Task requirements:
Starting with the first line below, extract each line through the one that contains "import * as", inclusive, excluding pictures.

## START

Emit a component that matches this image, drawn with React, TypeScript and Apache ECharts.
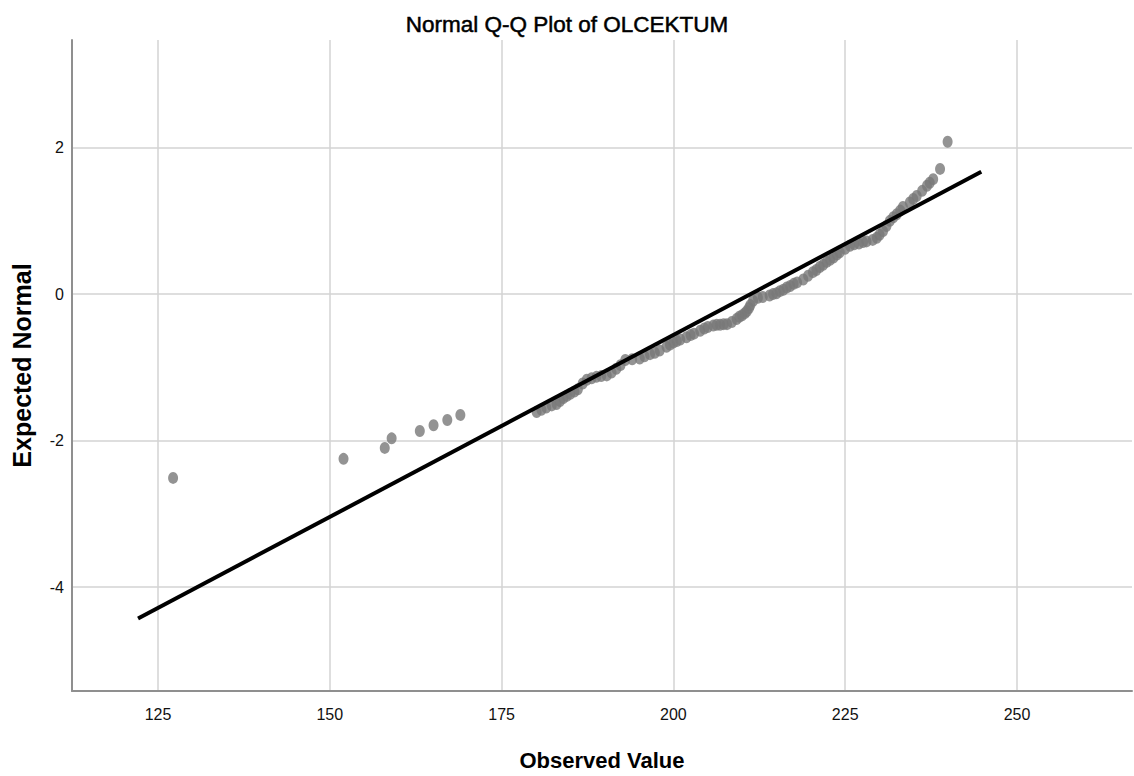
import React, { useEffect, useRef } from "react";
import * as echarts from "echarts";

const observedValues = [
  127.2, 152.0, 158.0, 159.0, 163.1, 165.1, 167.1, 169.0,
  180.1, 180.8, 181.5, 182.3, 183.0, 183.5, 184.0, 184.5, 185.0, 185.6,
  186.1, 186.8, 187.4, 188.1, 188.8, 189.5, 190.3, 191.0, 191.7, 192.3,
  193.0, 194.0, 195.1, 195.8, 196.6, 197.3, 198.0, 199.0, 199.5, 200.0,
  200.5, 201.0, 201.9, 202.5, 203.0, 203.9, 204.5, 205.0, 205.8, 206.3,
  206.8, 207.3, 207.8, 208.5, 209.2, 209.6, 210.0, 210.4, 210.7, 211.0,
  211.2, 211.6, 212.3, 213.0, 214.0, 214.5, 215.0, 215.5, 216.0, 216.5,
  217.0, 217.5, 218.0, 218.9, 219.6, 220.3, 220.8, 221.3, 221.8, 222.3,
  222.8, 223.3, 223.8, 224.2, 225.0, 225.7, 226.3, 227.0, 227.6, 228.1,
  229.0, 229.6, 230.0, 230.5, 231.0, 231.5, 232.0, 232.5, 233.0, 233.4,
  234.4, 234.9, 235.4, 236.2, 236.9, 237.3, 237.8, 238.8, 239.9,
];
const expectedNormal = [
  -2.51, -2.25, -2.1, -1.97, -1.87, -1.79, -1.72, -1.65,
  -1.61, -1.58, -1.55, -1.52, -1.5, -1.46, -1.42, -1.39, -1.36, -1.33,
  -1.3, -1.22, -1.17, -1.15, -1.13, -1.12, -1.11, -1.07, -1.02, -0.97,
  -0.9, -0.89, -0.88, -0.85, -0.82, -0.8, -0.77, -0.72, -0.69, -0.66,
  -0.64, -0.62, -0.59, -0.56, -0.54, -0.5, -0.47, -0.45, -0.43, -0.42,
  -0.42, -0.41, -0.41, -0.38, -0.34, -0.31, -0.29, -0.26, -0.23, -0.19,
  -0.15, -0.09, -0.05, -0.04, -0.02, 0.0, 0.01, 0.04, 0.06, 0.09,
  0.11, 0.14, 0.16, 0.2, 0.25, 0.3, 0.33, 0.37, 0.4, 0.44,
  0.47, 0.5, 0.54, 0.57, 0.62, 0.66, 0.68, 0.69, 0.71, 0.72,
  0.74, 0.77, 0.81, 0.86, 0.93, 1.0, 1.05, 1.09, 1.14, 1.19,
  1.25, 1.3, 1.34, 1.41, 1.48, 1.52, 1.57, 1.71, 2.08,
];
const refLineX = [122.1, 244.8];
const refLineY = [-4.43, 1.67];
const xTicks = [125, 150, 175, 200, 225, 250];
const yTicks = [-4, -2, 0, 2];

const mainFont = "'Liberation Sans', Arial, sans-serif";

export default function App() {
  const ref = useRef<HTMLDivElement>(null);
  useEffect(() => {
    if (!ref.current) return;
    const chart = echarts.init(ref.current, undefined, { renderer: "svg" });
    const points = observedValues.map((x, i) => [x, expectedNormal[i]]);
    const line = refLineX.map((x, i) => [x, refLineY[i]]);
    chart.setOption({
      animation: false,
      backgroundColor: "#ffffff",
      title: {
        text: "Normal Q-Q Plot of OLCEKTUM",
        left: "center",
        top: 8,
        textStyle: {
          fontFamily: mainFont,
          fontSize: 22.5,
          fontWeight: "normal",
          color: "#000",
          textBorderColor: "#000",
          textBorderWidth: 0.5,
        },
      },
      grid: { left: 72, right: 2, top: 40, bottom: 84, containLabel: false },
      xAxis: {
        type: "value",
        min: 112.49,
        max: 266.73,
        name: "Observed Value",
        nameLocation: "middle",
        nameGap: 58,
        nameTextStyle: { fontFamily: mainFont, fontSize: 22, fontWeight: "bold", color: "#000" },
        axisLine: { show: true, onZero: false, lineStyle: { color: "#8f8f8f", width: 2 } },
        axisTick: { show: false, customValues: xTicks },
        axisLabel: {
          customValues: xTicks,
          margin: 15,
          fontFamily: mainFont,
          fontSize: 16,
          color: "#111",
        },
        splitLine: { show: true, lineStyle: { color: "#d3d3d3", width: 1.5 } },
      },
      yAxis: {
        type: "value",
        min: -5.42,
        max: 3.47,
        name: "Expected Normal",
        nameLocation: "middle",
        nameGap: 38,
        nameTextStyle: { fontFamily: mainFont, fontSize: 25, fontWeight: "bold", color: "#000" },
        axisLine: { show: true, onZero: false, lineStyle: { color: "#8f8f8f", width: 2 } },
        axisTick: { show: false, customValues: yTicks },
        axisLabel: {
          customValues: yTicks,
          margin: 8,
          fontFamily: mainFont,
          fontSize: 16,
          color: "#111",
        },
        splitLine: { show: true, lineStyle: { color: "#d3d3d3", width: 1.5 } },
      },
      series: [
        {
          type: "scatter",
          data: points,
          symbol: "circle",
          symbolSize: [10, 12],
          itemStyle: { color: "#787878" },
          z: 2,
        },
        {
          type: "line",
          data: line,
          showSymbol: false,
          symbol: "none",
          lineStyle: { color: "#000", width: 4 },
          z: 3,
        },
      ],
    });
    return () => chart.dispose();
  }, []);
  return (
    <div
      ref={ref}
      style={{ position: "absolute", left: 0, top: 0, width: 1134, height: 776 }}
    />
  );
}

## END

Answer to this task:
Emit a component that matches this image, drawn with React, TypeScript and Apache ECharts.
import React, { useEffect, useRef } from "react";
import * as echarts from "echarts";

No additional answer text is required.